Neural Message Passing for Quantum Chemistry

08 Apr 2018

Introduction

The paper presents a general message passing architecture called as Message Passing Neural Networks (MPNNs) that unify various existing models for performing supervised learning on molecules.
Variants of the MPNN model achieve very good performance on the task of predicting the property of the molecules.
Link to the paper

The input to the model is an undirected graph G where node features are represented as x_v (corresponding to node v) and edge features are e_{v, w} (corresponding to edge between nodes v, w).
The idea is to learn a representation (or feature vector) for all the nodes (and possibly edges) in the graph and use that for the downstream supervised learning task.
The model can be easily extended to the setting of directed graphs.
The model works in 2 phases:

All nodes send a message to their neighbouring nodes. The message is a function of the feature vectors corresponding to the sender node (or vertex), the receiver node and the edge connecting the two nodes. The feature vectors can be combined to form the message using the message function which can be implemented as a neural network.
Once a node has received messages from all its neighbours, it updated its feature vector by aggregating all the message. The function used to aggregate and update the feature vector is called as the update function and can be implemented as a neural network.
After updating the feature vectors, the graph could initiate another round of message passing. After a sufficient number of message passing rounds, the Readout phase is invoked.

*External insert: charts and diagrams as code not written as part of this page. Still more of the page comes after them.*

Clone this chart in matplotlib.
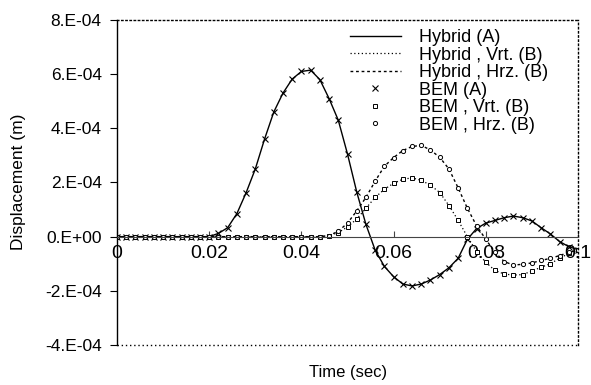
import matplotlib; matplotlib.use('Agg')
import matplotlib.pyplot as plt
from matplotlib.ticker import FuncFormatter

plt.rcParams['font.family'] = ['Liberation Sans', 'DejaVu Sans']

# time steps (sec)
time = [0.000, 0.002, 0.004, 0.006, 0.008, 0.010, 0.012, 0.014, 0.016, 0.018,
        0.020, 0.022, 0.024, 0.026, 0.028, 0.030, 0.032, 0.034, 0.036, 0.038,
        0.040, 0.042, 0.044, 0.046, 0.048, 0.050, 0.052, 0.054, 0.056, 0.058,
        0.060, 0.062, 0.064, 0.066, 0.068, 0.070, 0.072, 0.074, 0.076, 0.078,
        0.080, 0.082, 0.084, 0.086, 0.088, 0.090, 0.092, 0.094, 0.096, 0.098,
        0.100]

# displacement in units of 1E-4 m
disp_a = [0, 0, 0, 0, 0, 0, 0, 0, 0, 0,
          0, 0.12, 0.33, 0.85, 1.62, 2.5, 3.6, 4.6, 5.3, 5.82,
          6.1, 6.15, 5.8, 5.1, 4.3, 3.05, 1.65, 0.45, -0.5, -1.1,
          -1.48, -1.75, -1.82, -1.75, -1.6, -1.4, -1.15, -0.8, -0.1, 0.3,
          0.5, 0.6, 0.7, 0.76, 0.7, 0.58, 0.33, 0.1, -0.18, -0.37,
          -0.48]
disp_vrt = [0, 0, 0, 0, 0, 0, 0, 0, 0, 0,
            0, 0, 0, 0, 0, 0, 0, 0, 0, 0,
            0, 0, 0, 0.03, 0.15, 0.36, 0.65, 1.05, 1.45, 1.75,
            1.97, 2.12, 2.17, 2.08, 1.9, 1.63, 1.15, 0.6, 0.0, -0.55,
            -0.95, -1.25, -1.38, -1.42, -1.4, -1.27, -1.13, -1.0, -0.8, -0.62,
            -0.5]
disp_hrz = [0, 0, 0, 0, 0, 0, 0, 0, 0, 0,
            0, 0, 0, 0, 0, 0, 0, 0, 0, 0,
            0, 0, 0, 0.04, 0.2, 0.5, 0.95, 1.45, 2.05, 2.6,
            2.92, 3.18, 3.33, 3.37, 3.2, 2.93, 2.5, 1.8, 1.05, 0.4,
            -0.1, -0.58, -0.92, -1.05, -1.02, -0.97, -0.88, -0.8, -0.7, -0.58,
            -0.5]

x_ticks = [0, 0.02, 0.04, 0.06, 0.08, 0.1]
x_labels = ["0", "0.02", "0.04", "0.06", "0.08", "0.1"]
y_ticks = [-4e-4, -2e-4, 0, 2e-4, 4e-4, 6e-4, 8e-4]

scale = 1e-4
a = [v * scale for v in disp_a]
vrt = [v * scale for v in disp_vrt]
hrz = [v * scale for v in disp_hrz]

fig = plt.figure(figsize=(5.91, 3.85), dpi=100)
ax = fig.add_axes([0.198, 0.104, 0.780, 0.844])

ax.plot(time, a, color="black", lw=1.0, label="Hybrid (A)")
ax.plot(time, vrt, color="black", lw=0.9, ls=(0, (1, 2)), label="Hybrid , Vrt. (B)")
ax.plot(time, hrz, color="black", lw=1.0, ls=(0, (2, 2)), label="Hybrid , Hrz. (B)")
ax.plot(time, a, ls="none", marker="x", ms=4, mew=0.8, color="black", label="BEM (A)")
ax.plot(time, vrt, ls="none", marker="s", ms=3, mew=0.7, mfc="white", color="black",
        label="BEM , Vrt. (B)")
ax.plot(time, hrz, ls="none", marker="o", ms=3, mew=0.7, mfc="white", color="black",
        label="BEM , Hrz. (B)")

ax.set_xlim(0, 0.1)
ax.set_ylim(-4e-4, 8e-4)

# x axis drawn through zero, border drawn dotted
ax.spines["bottom"].set_position(("data", 0))
ax.spines["bottom"].set_color("#444444")
ax.spines["left"].set_linewidth(1.0)
for s in ["top", "right"]:
    ax.spines[s].set_linestyle((0, (1, 2)))
    ax.spines[s].set_linewidth(1.0)
ax.plot([0, 1], [0, 0], transform=ax.transAxes, color="black", lw=1.0,
        ls=(0, (1, 2)), clip_on=False)

ax.set_xticks(x_ticks)
ax.set_xticklabels(x_labels)
ax.set_yticks(y_ticks)
ax.yaxis.set_major_formatter(FuncFormatter(
    lambda v, p: "0.E+00" if abs(v) < 1e-12 else "%d.E-04" % round(v / 1e-4)))
ax.tick_params(axis="x", direction="in", length=4, labelsize=14, pad=6, color="#444444")
ax.tick_params(axis="y", direction="out", length=5, labelsize=12.5, pad=6)

fig.text(0.589, 0.033, "Time (sec)", ha="center", va="center", fontsize=12)
fig.text(0.032, 0.527, "Displacement (m)", ha="center", va="center",
         rotation=90, fontsize=12.5)

ax.legend(loc="upper left", bbox_to_anchor=(350 / 591, 1 - 29 / 385),
          bbox_transform=fig.transFigure, frameon=False, fontsize=13,
          handlelength=2.8, handletextpad=1.0, labelspacing=0.03,
          borderaxespad=0, borderpad=0)

fig.savefig("out.png", dpi=100)
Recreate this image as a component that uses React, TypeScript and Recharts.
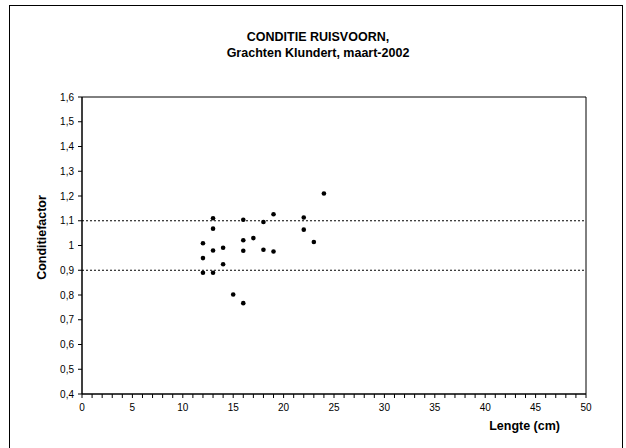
import {
  ReferenceArea,
  ReferenceLine,
  Scatter,
  ScatterChart,
  XAxis,
  YAxis,
} from "recharts";

const lengths = [24, 13, 16, 19, 18, 22, 22, 13, 23, 12, 17, 16, 14, 13, 16, 18, 19, 12, 14, 12, 13, 15, 16];
const factors = [1.21, 1.11, 1.104, 1.126, 1.095, 1.113, 1.064, 1.068, 1.014, 1.009, 1.03, 1.021, 0.991, 0.98, 0.979, 0.983, 0.976, 0.949, 0.924, 0.89, 0.89, 0.802, 0.767];

const xTicks = Array.from({ length: 51 }, (_, i) => i);
const yTicks = [0.4, 0.5, 0.6, 0.7, 0.8, 0.9, 1, 1.1, 1.2, 1.3, 1.4, 1.5, 1.6];
const limits = [0.9, 1.1];

const points = lengths.map((x, i) => ({ x, y: factors[i] }));

const font = "'Liberation Sans', Arial, sans-serif";
const tickStyle = { fill: "#000", fontSize: 10, fontFamily: font };

const Dot = (p: any) => <circle cx={p.cx} cy={p.cy} r={2.3} fill="#000" />;

const YLabel = (p: any) => {
  const vb = p.viewBox || {};
  const cx = 42;
  const cy = vb.y + vb.height / 2 - 8;
  return (
    <text
      x={cx}
      y={cy}
      transform={`rotate(-90, ${cx}, ${cy})`}
      textAnchor="middle"
      dominantBaseline="central"
      fill="#000"
      fontSize={12.5}
      fontWeight="bold"
      fontFamily={font}
    >
      Conditiefactor
    </text>
  );
};

export default function App() {
  return (
    <div style={{ position: "absolute", left: 0, top: 0, width: 626, height: 448, background: "#fff", overflow: "hidden" }}>
      <div style={{ position: "absolute", left: 9, top: 5, width: 614, height: 460, border: "1px solid #000", boxSizing: "border-box" }} />
      <div
        style={{
          position: "absolute",
          left: 0,
          width: 636,
          top: 29,
          textAlign: "center",
          fontFamily: font,
          fontWeight: "bold",
          fontSize: 12.5,
          lineHeight: "16px",
        }}
      >
        CONDITIE RUISVOORN,
        <br />
        Grachten Klundert, maart-2002
      </div>
      <ScatterChart width={626} height={448} margin={{ top: 97, right: 40, bottom: 24, left: 42 }} style={{ position: "absolute", left: 0, top: 0 }}>
        <XAxis
          type="number"
          dataKey="x"
          domain={[0, 50]}
          ticks={xTicks}
          interval={0}
          tickSize={4}
          tickMargin={6}
          height={30}
          allowDecimals={false}
          stroke="#000"
          tick={tickStyle}
          tickFormatter={(v) => (v % 5 === 0 ? String(v) : "")}
          label={{ value: "Lengte (cm)", position: "insideBottomRight", offset: 0, dx: -26, dy: 6, fill: "#000", fontSize: 12.5, fontWeight: "bold", fontFamily: font }}
        />
        <YAxis
          type="number"
          dataKey="y"
          domain={[0.4, 1.6]}
          ticks={yTicks}
          interval={0}
          tickSize={4}
          tickMargin={4}
          width={40}
          stroke="#000"
          tick={tickStyle}
          tickFormatter={(v) => String(Math.round(v * 10) / 10).replace(".", ",")}
          label={<YLabel />}
        />
        <ReferenceArea x1={0} x2={50} y1={0.4} y2={1.6} fill="none" stroke="#000" strokeWidth={1} />
        {limits.map((v) => (
          <ReferenceLine key={v} y={v} stroke="#000" strokeDasharray="2 2" />
        ))}
        <Scatter data={points} shape={Dot} isAnimationActive={false} />
      </ScatterChart>
    </div>
  );
}
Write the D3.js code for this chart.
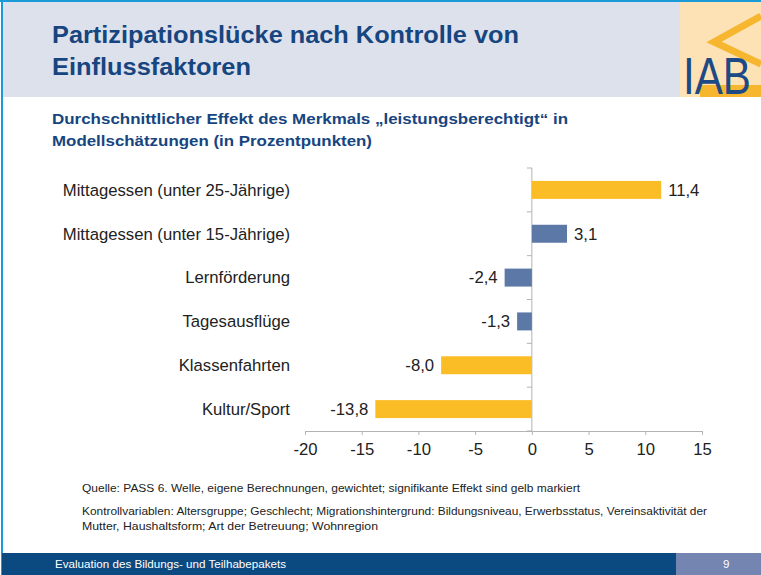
<!DOCTYPE html>
<html>
<head>
<meta charset="utf-8">
<script src="https://cdn.jsdelivr.net/npm/d3@7"></script>
<style>
  html, body { margin: 0; padding: 0; background: #fff; }
  svg { display: block; font-family: "Liberation Sans", Arial, sans-serif; }
</style>
</head>
<body>
<svg id="chart" width="761" height="575"></svg>
<script>
const categories = [
  "Mittagessen (unter 25-Jährige)",
  "Mittagessen (unter 15-Jährige)",
  "Lernförderung",
  "Tagesausflüge",
  "Klassenfahrten",
  "Kultur/Sport"
];
const values = [11.4, 3.1, -2.4, -1.3, -8.0, -13.8];
const significant = [true, false, false, false, true, true];
const tickValues = [-20, -15, -10, -5, 0, 5, 10, 15];

const svg = d3.select("#chart");
const W = 761, H = 575;
const FS = 16.7;

// header
svg.append("rect").attr("x", 0).attr("y", 0).attr("width", W).attr("height", H).attr("fill", "#fff");
svg.append("rect").attr("x", 2).attr("y", 2).attr("width", W).attr("height", 95).attr("fill", "#dde1ec");
svg.append("rect").attr("x", 0).attr("y", 0).attr("width", W).attr("height", 2).attr("fill", "#1a9ad6");
svg.append("rect").attr("x", 1).attr("y", 0).attr("width", 2).attr("height", H).attr("fill", "#1a9ad6");

// logo
const logo = svg.append("g");
logo.append("rect").attr("x", 680).attr("y", 2).attr("width", 81).attr("height", 95).attr("fill", "#fde2b6");
logo.append("path").attr("d", "M761,16 L714,42 L761,64").attr("fill", "none").attr("stroke", "#f6b630").attr("stroke-width", 7);
logo.append("rect").attr("x", 700).attr("y", 85).attr("width", 61).attr("height", 12).attr("fill", "#f6b630");
logo.append("text").attr("x", 683).attr("y", 94).attr("font-size", 52).attr("fill", "#1d4a85")
  .attr("textLength", 68).attr("lengthAdjust", "spacingAndGlyphs").text("IAB");

// titles
function fitText(txt, x0, y0, size, len, weight, color) {
  return svg.append("text").attr("x", x0).attr("y", y0).attr("font-size", size)
    .attr("font-weight", weight).attr("fill", color)
    .attr("textLength", len).attr("lengthAdjust", "spacingAndGlyphs").text(txt);
}
const titleColor = "#17457f";
fitText("Partizipationslücke nach Kontrolle von", 52, 43, 23, 467, "bold", titleColor);
fitText("Einflussfaktoren", 52, 75, 23, 199, "bold", titleColor);
fitText("Durchschnittlicher Effekt des Merkmals \u201Eleistungsberechtigt\u201C in", 52, 124, 15.5, 516, "bold", titleColor);
fitText("Modellschätzungen (in Prozentpunkten)", 52, 146, 15.5, 320, "bold", titleColor);

// chart
const x = d3.scaleLinear().domain([-20, 15]).range([305, 702]);
const y = d3.scaleBand().domain(categories).range([168, 431]).paddingInner(0.59).paddingOuter(0.295);
const yb = d3.scaleBand().domain(categories).range([168, 431]);

const axisColor = "#b3b3b3";
const xAxis = svg.append("g").attr("transform", "translate(0,431)")
  .call(d3.axisBottom(x).tickValues(tickValues).tickSize(4).tickPadding(8).tickFormat(d => String(d)));
xAxis.select(".domain").attr("stroke", axisColor);
xAxis.selectAll(".tick line").attr("stroke", axisColor);
xAxis.selectAll(".tick text").attr("font-size", FS).attr("fill", "#222").attr("font-family", "Liberation Sans, Arial, sans-serif");

svg.append("line").attr("x1", x(0)).attr("x2", x(0)).attr("y1", 168).attr("y2", 431).attr("stroke", axisColor);
const bounds = categories.map(c => yb(c)).concat([431]);
svg.selectAll(".ytick").data(bounds).enter().append("line")
  .attr("x1", x(0) - 5).attr("x2", x(0)).attr("y1", d => d).attr("y2", d => d).attr("stroke", axisColor);

svg.selectAll(".bar").data(values).enter().append("rect")
  .attr("x", d => x(Math.min(0, d)))
  .attr("width", d => Math.abs(x(d) - x(0)))
  .attr("y", (d, i) => y(categories[i]))
  .attr("height", y.bandwidth())
  .attr("fill", (d, i) => significant[i] ? "#fbbd26" : "#5b78a7");

const fmt = v => v.toFixed(1).replace(".", ",");
svg.selectAll(".val").data(values).enter().append("text")
  .attr("x", d => d >= 0 ? x(d) + 7 : x(d) - 7)
  .attr("y", (d, i) => y(categories[i]) + y.bandwidth() / 2)
  .attr("dy", "0.35em")
  .attr("text-anchor", d => d >= 0 ? "start" : "end")
  .attr("font-size", FS).attr("fill", "#222")
  .text(fmt);

svg.selectAll(".cat").data(categories).enter().append("text")
  .attr("x", 290)
  .attr("y", d => y(d) + y.bandwidth() / 2)
  .attr("dy", "0.35em")
  .attr("text-anchor", "end")
  .attr("font-size", FS).attr("fill", "#222")
  .text(d => d);

// notes
const notes = [
  ["Quelle: PASS 6. Welle, eigene Berechnungen, gewichtet; signifikante Effekt sind gelb markiert", 492, 498],
  ["Kontrollvariablen: Altersgruppe; Geschlecht; Migrationshintergrund: Bildungsniveau, Erwerbsstatus, Vereinsaktivität der", 515, 625],
  ["Mutter, Haushaltsform; Art der Betreuung; Wohnregion", 530, 296]
];
notes.forEach(n => fitText(n[0], 82, n[1], 11, n[2], "normal", "#222"));

// footer
svg.append("rect").attr("x", 2).attr("y", 553).attr("width", W).attr("height", 22).attr("fill", "#0b4a80");
svg.append("rect").attr("x", 676).attr("y", 553).attr("width", 85).attr("height", 22).attr("fill", "#7385b0");
fitText("Evaluation des Bildungs- und Teilhabepakets", 55, 568, 11.5, 231, "normal", "#fff");
svg.append("text").attr("x", 723).attr("y", 568).attr("font-size", 11.5).attr("fill", "#fff").text("9");
</script>
</body>
</html>
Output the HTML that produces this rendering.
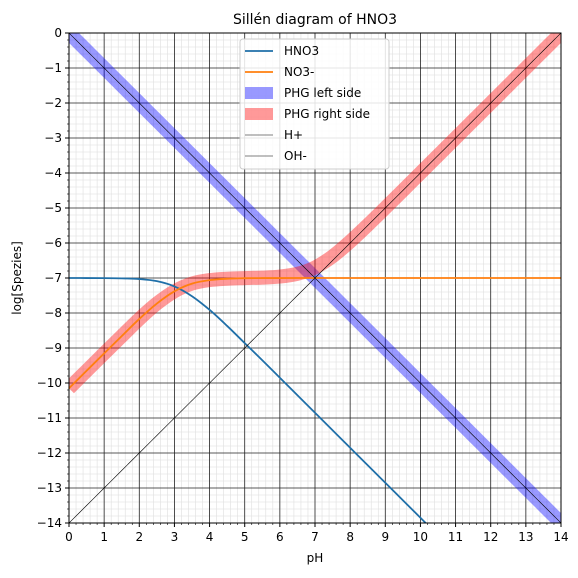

The feature vectors corresponding to different nodes in the graph are aggregated into a single feature vector (corresponding to the feature vector of the graph) using the readout function.
The readout function can also be implemented using a neural network with the condition that it is invariant to the permutation of the nodes within the graph (to ensure that the MPNN is independent of the graph isomorphism).

The paper provides various examples where the existing architectures could be explained in terms of the message passing framework. This includes examples like Convolutional Networks on Graphs for Learning Molecular Fingerprints, Gated Graph Sequence Neural Networks, Graph Convolutional Networks etc.

Broadly speaking, the task is to predict the properties of given molecules (regression problem).
The QM9 dataset consists of 130K molecules whose properties have been measured using Quantum Mechanical Simulations (DFT).
Properties to be predicted include atomization energy, enthalpy, highest fundamental vibrational frequency etc.
There are two benchmarks for error:
- DFT Error - Estimated average error of DFT approximation
- Chemical Accuracy - As established by the chemistry community

Following variants of message function are explored:
- Matrix multiplication between A_evw and h_v where A is the adjacency matrix h_v is the feature corresponding to node v.
- Edge Network which is same as matrix multiplication case with the difference that A is a learned matrix for each edge type.
- Pair Network where the feature vector corresponding to the source node, target node and edge is fed to a neural network.

Since all messages are shared via edges, it could take a long time for the message to move between two ends of the graph. To fasten this process, virtual elements are provided.
In the first setting, “virtual edges” are inserted between nodes.
In the second setting, a “master” node connects to all the other nodes.

In a graph with n nodes and d dimensional feature vectors, a single step of message passing would have the worst case time complexity of O(n²d².
This complexity can be reduced by breaking the d dimensional embedding into k different groups of d/k embeddings which can be updated in parallel. The complexity of the modified approach is O(n²d²/k.

Best performing MPNN model uses edge network as the message function and set2set as the readout function.
Using group of embeddings helps to improve generalization. This effect could also be because of ensemble-like nature of the modified architecture.
The model performs worse without the virtual elements.

Long range interaction between vertices is necessary.
Scaling to larger molecule sizes is challenging because the model creates a fully connected graph by incorporating virtual elements.